● **Collected data**:

== == ==

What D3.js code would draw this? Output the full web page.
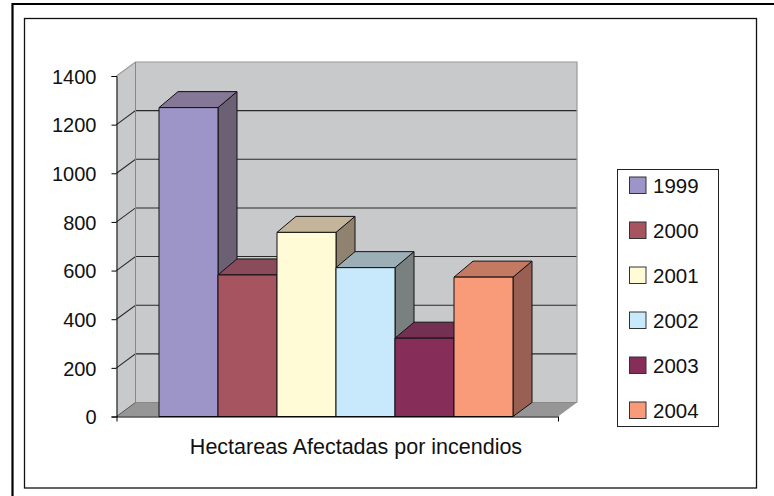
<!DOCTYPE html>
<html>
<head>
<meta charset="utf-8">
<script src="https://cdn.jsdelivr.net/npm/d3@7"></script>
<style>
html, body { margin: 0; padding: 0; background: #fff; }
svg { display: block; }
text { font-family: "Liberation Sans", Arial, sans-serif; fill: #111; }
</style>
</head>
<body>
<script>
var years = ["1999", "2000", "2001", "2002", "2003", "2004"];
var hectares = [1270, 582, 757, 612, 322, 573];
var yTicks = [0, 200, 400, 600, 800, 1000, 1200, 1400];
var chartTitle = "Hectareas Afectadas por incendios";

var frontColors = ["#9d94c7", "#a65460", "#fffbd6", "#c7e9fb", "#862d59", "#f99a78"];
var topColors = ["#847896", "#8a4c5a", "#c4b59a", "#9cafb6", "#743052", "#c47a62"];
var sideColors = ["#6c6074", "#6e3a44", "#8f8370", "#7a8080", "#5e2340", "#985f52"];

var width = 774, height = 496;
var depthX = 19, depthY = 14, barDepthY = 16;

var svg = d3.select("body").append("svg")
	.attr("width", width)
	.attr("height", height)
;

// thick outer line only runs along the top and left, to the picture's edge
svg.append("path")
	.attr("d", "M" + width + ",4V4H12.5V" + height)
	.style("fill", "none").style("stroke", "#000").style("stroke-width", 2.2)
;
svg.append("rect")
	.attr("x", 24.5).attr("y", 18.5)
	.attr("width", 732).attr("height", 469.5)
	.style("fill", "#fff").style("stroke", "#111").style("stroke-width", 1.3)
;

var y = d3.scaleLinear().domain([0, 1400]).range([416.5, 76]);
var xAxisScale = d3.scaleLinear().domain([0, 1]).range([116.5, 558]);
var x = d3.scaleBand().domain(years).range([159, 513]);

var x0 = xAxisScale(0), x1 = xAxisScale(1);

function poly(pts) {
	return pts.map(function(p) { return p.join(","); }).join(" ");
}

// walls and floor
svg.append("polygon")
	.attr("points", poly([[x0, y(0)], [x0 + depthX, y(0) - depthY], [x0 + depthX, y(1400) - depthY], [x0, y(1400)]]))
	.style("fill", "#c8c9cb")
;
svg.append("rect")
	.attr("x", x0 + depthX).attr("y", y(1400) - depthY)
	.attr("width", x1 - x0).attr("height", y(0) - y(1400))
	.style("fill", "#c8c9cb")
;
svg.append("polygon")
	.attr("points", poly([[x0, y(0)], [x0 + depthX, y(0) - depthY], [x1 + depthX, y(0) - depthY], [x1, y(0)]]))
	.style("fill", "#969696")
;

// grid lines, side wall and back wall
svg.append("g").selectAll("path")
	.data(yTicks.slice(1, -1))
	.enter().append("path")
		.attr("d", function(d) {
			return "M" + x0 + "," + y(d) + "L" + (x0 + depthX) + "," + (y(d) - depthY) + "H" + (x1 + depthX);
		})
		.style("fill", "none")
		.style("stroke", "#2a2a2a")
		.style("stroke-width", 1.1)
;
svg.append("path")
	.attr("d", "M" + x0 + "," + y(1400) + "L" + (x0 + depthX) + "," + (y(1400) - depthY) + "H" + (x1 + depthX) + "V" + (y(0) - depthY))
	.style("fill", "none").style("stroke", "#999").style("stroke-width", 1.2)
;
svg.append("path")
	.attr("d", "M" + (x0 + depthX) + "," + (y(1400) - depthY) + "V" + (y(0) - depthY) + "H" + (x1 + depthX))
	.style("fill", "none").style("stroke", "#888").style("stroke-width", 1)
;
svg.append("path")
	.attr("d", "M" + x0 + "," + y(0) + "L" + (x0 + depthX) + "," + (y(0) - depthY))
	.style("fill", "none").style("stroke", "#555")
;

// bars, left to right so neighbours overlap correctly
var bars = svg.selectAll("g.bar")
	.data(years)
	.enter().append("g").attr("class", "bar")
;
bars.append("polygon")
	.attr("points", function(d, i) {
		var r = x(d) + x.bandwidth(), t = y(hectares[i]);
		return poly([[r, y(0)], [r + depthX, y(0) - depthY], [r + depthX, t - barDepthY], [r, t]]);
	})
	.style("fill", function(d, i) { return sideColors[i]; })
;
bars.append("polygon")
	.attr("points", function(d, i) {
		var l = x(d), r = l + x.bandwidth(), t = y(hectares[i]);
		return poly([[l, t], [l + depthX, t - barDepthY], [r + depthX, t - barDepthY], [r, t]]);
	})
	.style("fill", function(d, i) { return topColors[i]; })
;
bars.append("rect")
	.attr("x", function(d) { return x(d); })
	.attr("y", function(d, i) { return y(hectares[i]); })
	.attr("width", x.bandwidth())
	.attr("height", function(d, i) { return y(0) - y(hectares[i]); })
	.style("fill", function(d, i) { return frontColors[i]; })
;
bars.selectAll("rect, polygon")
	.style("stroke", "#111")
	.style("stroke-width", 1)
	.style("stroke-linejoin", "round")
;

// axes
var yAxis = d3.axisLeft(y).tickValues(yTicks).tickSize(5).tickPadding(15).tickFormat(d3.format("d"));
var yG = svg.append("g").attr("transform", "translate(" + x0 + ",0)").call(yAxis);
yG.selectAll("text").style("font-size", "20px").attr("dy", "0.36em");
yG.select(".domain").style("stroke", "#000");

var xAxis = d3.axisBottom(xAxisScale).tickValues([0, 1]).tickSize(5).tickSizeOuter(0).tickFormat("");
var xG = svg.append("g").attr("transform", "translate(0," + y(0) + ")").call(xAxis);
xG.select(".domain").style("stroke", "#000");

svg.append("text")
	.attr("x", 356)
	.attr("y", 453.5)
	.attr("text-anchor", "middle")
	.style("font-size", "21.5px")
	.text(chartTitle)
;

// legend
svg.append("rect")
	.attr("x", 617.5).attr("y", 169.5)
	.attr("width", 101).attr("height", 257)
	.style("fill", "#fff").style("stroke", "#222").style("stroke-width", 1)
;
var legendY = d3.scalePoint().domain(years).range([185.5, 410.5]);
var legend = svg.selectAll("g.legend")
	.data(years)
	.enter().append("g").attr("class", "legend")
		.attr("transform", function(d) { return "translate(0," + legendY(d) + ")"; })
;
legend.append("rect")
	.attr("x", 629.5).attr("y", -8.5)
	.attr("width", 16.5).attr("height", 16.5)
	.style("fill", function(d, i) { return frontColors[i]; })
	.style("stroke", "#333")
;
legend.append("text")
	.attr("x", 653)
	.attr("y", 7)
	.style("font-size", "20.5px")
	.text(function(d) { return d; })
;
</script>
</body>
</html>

== == ==

● **Task brief**:
Reproduce the listing above exactly, excluding all pictures.

● **Final answer**:
What D3.js code would draw this? Output the full web page.
<!DOCTYPE html>
<html>
<head>
<meta charset="utf-8">
<script src="https://cdn.jsdelivr.net/npm/d3@7"></script>
<style>
html, body { margin: 0; padding: 0; background: #fff; }
svg { display: block; }
text { font-family: "Liberation Sans", Arial, sans-serif; fill: #111; }
</style>
</head>
<body>
<script>
var years = ["1999", "2000", "2001", "2002", "2003", "2004"];
var hectares = [1270, 582, 757, 612, 322, 573];
var yTicks = [0, 200, 400, 600, 800, 1000, 1200, 1400];
var chartTitle = "Hectareas Afectadas por incendios";

var frontColors = ["#9d94c7", "#a65460", "#fffbd6", "#c7e9fb", "#862d59", "#f99a78"];
var topColors = ["#847896", "#8a4c5a", "#c4b59a", "#9cafb6", "#743052", "#c47a62"];
var sideColors = ["#6c6074", "#6e3a44", "#8f8370", "#7a8080", "#5e2340", "#985f52"];

var width = 774, height = 496;
var depthX = 19, depthY = 14, barDepthY = 16;

var svg = d3.select("body").append("svg")
	.attr("width", width)
	.attr("height", height)
;

// thick outer line only runs along the top and left, to the picture's edge
svg.append("path")
	.attr("d", "M" + width + ",4V4H12.5V" + height)
	.style("fill", "none").style("stroke", "#000").style("stroke-width", 2.2)
;
svg.append("rect")
	.attr("x", 24.5).attr("y", 18.5)
	.attr("width", 732).attr("height", 469.5)
	.style("fill", "#fff").style("stroke", "#111").style("stroke-width", 1.3)
;

var y = d3.scaleLinear().domain([0, 1400]).range([416.5, 76]);
var xAxisScale = d3.scaleLinear().domain([0, 1]).range([116.5, 558]);
var x = d3.scaleBand().domain(years).range([159, 513]);

var x0 = xAxisScale(0), x1 = xAxisScale(1);

function poly(pts) {
	return pts.map(function(p) { return p.join(","); }).join(" ");
}

// walls and floor
svg.append("polygon")
	.attr("points", poly([[x0, y(0)], [x0 + depthX, y(0) - depthY], [x0 + depthX, y(1400) - depthY], [x0, y(1400)]]))
	.style("fill", "#c8c9cb")
;
svg.append("rect")
	.attr("x", x0 + depthX).attr("y", y(1400) - depthY)
	.attr("width", x1 - x0).attr("height", y(0) - y(1400))
	.style("fill", "#c8c9cb")
;
svg.append("polygon")
	.attr("points", poly([[x0, y(0)], [x0 + depthX, y(0) - depthY], [x1 + depthX, y(0) - depthY], [x1, y(0)]]))
	.style("fill", "#969696")
;

// grid lines, side wall and back wall
svg.append("g").selectAll("path")
	.data(yTicks.slice(1, -1))
	.enter().append("path")
		.attr("d", function(d) {
			return "M" + x0 + "," + y(d) + "L" + (x0 + depthX) + "," + (y(d) - depthY) + "H" + (x1 + depthX);
		})
		.style("fill", "none")
		.style("stroke", "#2a2a2a")
		.style("stroke-width", 1.1)
;
svg.append("path")
	.attr("d", "M" + x0 + "," + y(1400) + "L" + (x0 + depthX) + "," + (y(1400) - depthY) + "H" + (x1 + depthX) + "V" + (y(0) - depthY))
	.style("fill", "none").style("stroke", "#999").style("stroke-width", 1.2)
;
svg.append("path")
	.attr("d", "M" + (x0 + depthX) + "," + (y(1400) - depthY) + "V" + (y(0) - depthY) + "H" + (x1 + depthX))
	.style("fill", "none").style("stroke", "#888").style("stroke-width", 1)
;
svg.append("path")
	.attr("d", "M" + x0 + "," + y(0) + "L" + (x0 + depthX) + "," + (y(0) - depthY))
	.style("fill", "none").style("stroke", "#555")
;

// bars, left to right so neighbours overlap correctly
var bars = svg.selectAll("g.bar")
	.data(years)
	.enter().append("g").attr("class", "bar")
;
bars.append("polygon")
	.attr("points", function(d, i) {
		var r = x(d) + x.bandwidth(), t = y(hectares[i]);
		return poly([[r, y(0)], [r + depthX, y(0) - depthY], [r + depthX, t - barDepthY], [r, t]]);
	})
	.style("fill", function(d, i) { return sideColors[i]; })
;
bars.append("polygon")
	.attr("points", function(d, i) {
		var l = x(d), r = l + x.bandwidth(), t = y(hectares[i]);
		return poly([[l, t], [l + depthX, t - barDepthY], [r + depthX, t - barDepthY], [r, t]]);
	})
	.style("fill", function(d, i) { return topColors[i]; })
;
bars.append("rect")
	.attr("x", function(d) { return x(d); })
	.attr("y", function(d, i) { return y(hectares[i]); })
	.attr("width", x.bandwidth())
	.attr("height", function(d, i) { return y(0) - y(hectares[i]); })
	.style("fill", function(d, i) { return frontColors[i]; })
;
bars.selectAll("rect, polygon")
	.style("stroke", "#111")
	.style("stroke-width", 1)
	.style("stroke-linejoin", "round")
;

// axes
var yAxis = d3.axisLeft(y).tickValues(yTicks).tickSize(5).tickPadding(15).tickFormat(d3.format("d"));
var yG = svg.append("g").attr("transform", "translate(" + x0 + ",0)").call(yAxis);
yG.selectAll("text").style("font-size", "20px").attr("dy", "0.36em");
yG.select(".domain").style("stroke", "#000");

var xAxis = d3.axisBottom(xAxisScale).tickValues([0, 1]).tickSize(5).tickSizeOuter(0).tickFormat("");
var xG = svg.append("g").attr("transform", "translate(0," + y(0) + ")").call(xAxis);
xG.select(".domain").style("stroke", "#000");

svg.append("text")
	.attr("x", 356)
	.attr("y", 453.5)
	.attr("text-anchor", "middle")
	.style("font-size", "21.5px")
	.text(chartTitle)
;

// legend
svg.append("rect")
	.attr("x", 617.5).attr("y", 169.5)
	.attr("width", 101).attr("height", 257)
	.style("fill", "#fff").style("stroke", "#222").style("stroke-width", 1)
;
var legendY = d3.scalePoint().domain(years).range([185.5, 410.5]);
var legend = svg.selectAll("g.legend")
	.data(years)
	.enter().append("g").attr("class", "legend")
		.attr("transform", function(d) { return "translate(0," + legendY(d) + ")"; })
;
legend.append("rect")
	.attr("x", 629.5).attr("y", -8.5)
	.attr("width", 16.5).attr("height", 16.5)
	.style("fill", function(d, i) { return frontColors[i]; })
	.style("stroke", "#333")
;
legend.append("text")
	.attr("x", 653)
	.attr("y", 7)
	.style("font-size", "20.5px")
	.text(function(d) { return d; })
;
</script>
</body>
</html>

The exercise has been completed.